GOAL OF THE EXERCISE: Write the records below out again exactly as given, with no images.

DATA SECTION:
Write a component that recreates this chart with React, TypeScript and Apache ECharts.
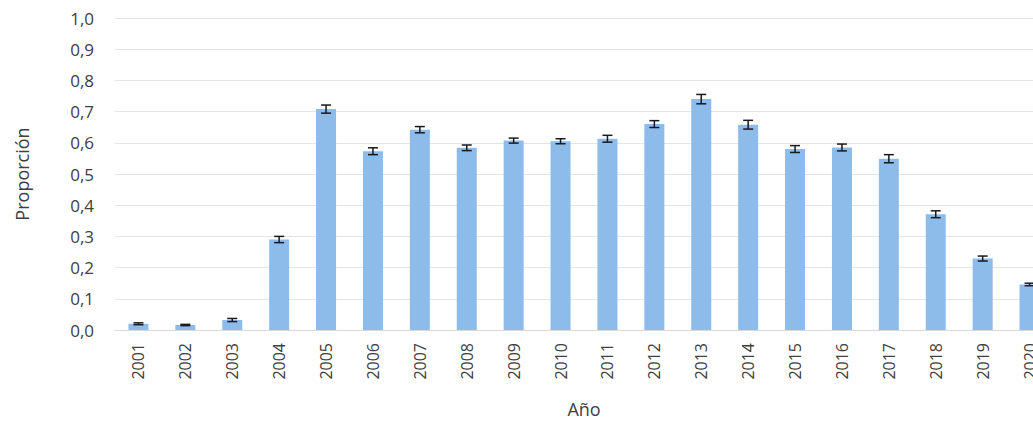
import React, { useEffect, useRef } from "react";
import * as echarts from "echarts";

const years = [
  "2001", "2002", "2003", "2004", "2005", "2006", "2007", "2008", "2009", "2010",
  "2011", "2012", "2013", "2014", "2015", "2016", "2017", "2018", "2019", "2020",
];

const proportions = [
  0.02, 0.016, 0.032, 0.29, 0.708, 0.573, 0.642, 0.584, 0.607, 0.605,
  0.613, 0.66, 0.74, 0.658, 0.58, 0.585, 0.549, 0.371, 0.229, 0.146,
];

// Half-width of each year's error bar
const errors = [
  0.003, 0.002, 0.005, 0.01, 0.013, 0.011, 0.01, 0.009, 0.008, 0.008,
  0.011, 0.011, 0.015, 0.014, 0.011, 0.011, 0.013, 0.011, 0.008, 0.004,
];

const FONT = "'Open Sans', sans-serif";
const TEXT = "#404040";

export default function App() {
  const ref = useRef<HTMLDivElement>(null);

  useEffect(() => {
    if (!ref.current) return;
    const chart = echarts.init(ref.current, undefined, { renderer: "svg" });
    const errData = years.map((_, i) => [i, proportions[i] - errors[i], proportions[i] + errors[i]]);

    chart.setOption({
      animation: false,
      backgroundColor: "#ffffff",
      grid: { left: 115, right: 7, top: 18, bottom: 92 },
      xAxis: {
        type: "category",
        data: years,
        name: "Año",
        nameLocation: "middle",
        nameGap: 70,
        nameTextStyle: { fontFamily: FONT, fontSize: 18, color: TEXT },
        axisLine: { show: true, lineStyle: { color: "#d9d9d9" } },
        axisTick: { show: false },
        axisLabel: { rotate: 90, margin: 13, fontFamily: FONT, fontSize: 16, color: TEXT },
      },
      yAxis: {
        type: "value",
        min: 0,
        max: 1,
        interval: 0.1,
        name: "Proporción",
        nameLocation: "middle",
        nameGap: 84,
        nameTextStyle: { fontFamily: FONT, fontSize: 18, color: TEXT },
        axisLine: { show: false },
        axisTick: { show: false },
        splitLine: { lineStyle: { color: "#e4e4e4", width: 1 } },
        axisLabel: {
          margin: 21,
          fontFamily: FONT,
          fontSize: 17,
          color: TEXT,
          formatter: (v: number) => v.toFixed(1).replace(".", ","),
        },
      },
      series: [
        {
          type: "bar",
          data: proportions,
          barWidth: 20,
          itemStyle: { color: "#8dbbea" },
        },
        {
          type: "custom",
          data: errData,
          z: 5,
          renderItem: (_params: any, api: any) => {
            const i = api.value(0);
            const lo = api.coord([i, api.value(1)]);
            const hi = api.coord([i, api.value(2)]);
            const w = 5;
            const style = { stroke: "#1a1a1a", lineWidth: 1.5 };
            return {
              type: "group",
              children: [
                { type: "line", shape: { x1: lo[0], y1: lo[1], x2: hi[0], y2: hi[1] }, style },
                { type: "line", shape: { x1: hi[0] - w, y1: hi[1], x2: hi[0] + w, y2: hi[1] }, style },
                { type: "line", shape: { x1: lo[0] - w, y1: lo[1], x2: lo[0] + w, y2: lo[1] }, style },
              ],
            };
          },
        },
      ],
    });

    return () => chart.dispose();
  }, []);

  return (
    <div
      style={{
        position: "fixed",
        left: 0,
        top: 0,
        width: 1033,
        height: 423,
        overflow: "hidden",
        background: "#ffffff",
      }}
    >
      <div ref={ref} style={{ width: 1060, height: 423 }} />
    </div>
  );
}
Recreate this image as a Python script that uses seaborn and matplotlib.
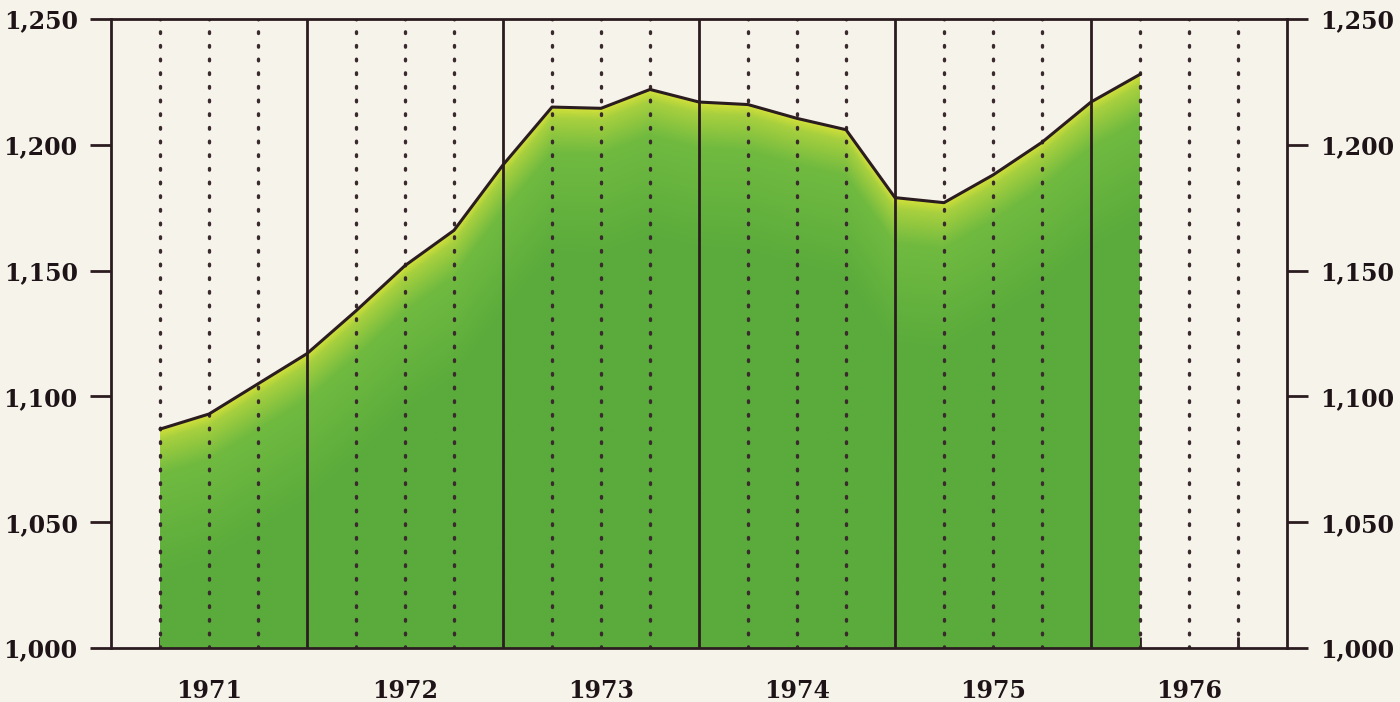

THE OUTPUT:
Write a component that recreates this chart with React, TypeScript and Apache ECharts.
import React, { useEffect, useRef } from "react";
import * as echarts from "echarts";

const years = [
  "2001", "2002", "2003", "2004", "2005", "2006", "2007", "2008", "2009", "2010",
  "2011", "2012", "2013", "2014", "2015", "2016", "2017", "2018", "2019", "2020",
];

const proportions = [
  0.02, 0.016, 0.032, 0.29, 0.708, 0.573, 0.642, 0.584, 0.607, 0.605,
  0.613, 0.66, 0.74, 0.658, 0.58, 0.585, 0.549, 0.371, 0.229, 0.146,
];

// Half-width of each year's error bar
const errors = [
  0.003, 0.002, 0.005, 0.01, 0.013, 0.011, 0.01, 0.009, 0.008, 0.008,
  0.011, 0.011, 0.015, 0.014, 0.011, 0.011, 0.013, 0.011, 0.008, 0.004,
];

const FONT = "'Open Sans', sans-serif";
const TEXT = "#404040";

export default function App() {
  const ref = useRef<HTMLDivElement>(null);

  useEffect(() => {
    if (!ref.current) return;
    const chart = echarts.init(ref.current, undefined, { renderer: "svg" });
    const errData = years.map((_, i) => [i, proportions[i] - errors[i], proportions[i] + errors[i]]);

    chart.setOption({
      animation: false,
      backgroundColor: "#ffffff",
      grid: { left: 115, right: 7, top: 18, bottom: 92 },
      xAxis: {
        type: "category",
        data: years,
        name: "Año",
        nameLocation: "middle",
        nameGap: 70,
        nameTextStyle: { fontFamily: FONT, fontSize: 18, color: TEXT },
        axisLine: { show: true, lineStyle: { color: "#d9d9d9" } },
        axisTick: { show: false },
        axisLabel: { rotate: 90, margin: 13, fontFamily: FONT, fontSize: 16, color: TEXT },
      },
      yAxis: {
        type: "value",
        min: 0,
        max: 1,
        interval: 0.1,
        name: "Proporción",
        nameLocation: "middle",
        nameGap: 84,
        nameTextStyle: { fontFamily: FONT, fontSize: 18, color: TEXT },
        axisLine: { show: false },
        axisTick: { show: false },
        splitLine: { lineStyle: { color: "#e4e4e4", width: 1 } },
        axisLabel: {
          margin: 21,
          fontFamily: FONT,
          fontSize: 17,
          color: TEXT,
          formatter: (v: number) => v.toFixed(1).replace(".", ","),
        },
      },
      series: [
        {
          type: "bar",
          data: proportions,
          barWidth: 20,
          itemStyle: { color: "#8dbbea" },
        },
        {
          type: "custom",
          data: errData,
          z: 5,
          renderItem: (_params: any, api: any) => {
            const i = api.value(0);
            const lo = api.coord([i, api.value(1)]);
            const hi = api.coord([i, api.value(2)]);
            const w = 5;
            const style = { stroke: "#1a1a1a", lineWidth: 1.5 };
            return {
              type: "group",
              children: [
                { type: "line", shape: { x1: lo[0], y1: lo[1], x2: hi[0], y2: hi[1] }, style },
                { type: "line", shape: { x1: hi[0] - w, y1: hi[1], x2: hi[0] + w, y2: hi[1] }, style },
                { type: "line", shape: { x1: lo[0] - w, y1: lo[1], x2: lo[0] + w, y2: lo[1] }, style },
              ],
            };
          },
        },
      ],
    });

    return () => chart.dispose();
  }, []);

  return (
    <div
      style={{
        position: "fixed",
        left: 0,
        top: 0,
        width: 1033,
        height: 423,
        overflow: "hidden",
        background: "#ffffff",
      }}
    >
      <div ref={ref} style={{ width: 1060, height: 423 }} />
    </div>
  );
}
Recreate this image as a Python script that uses seaborn and matplotlib.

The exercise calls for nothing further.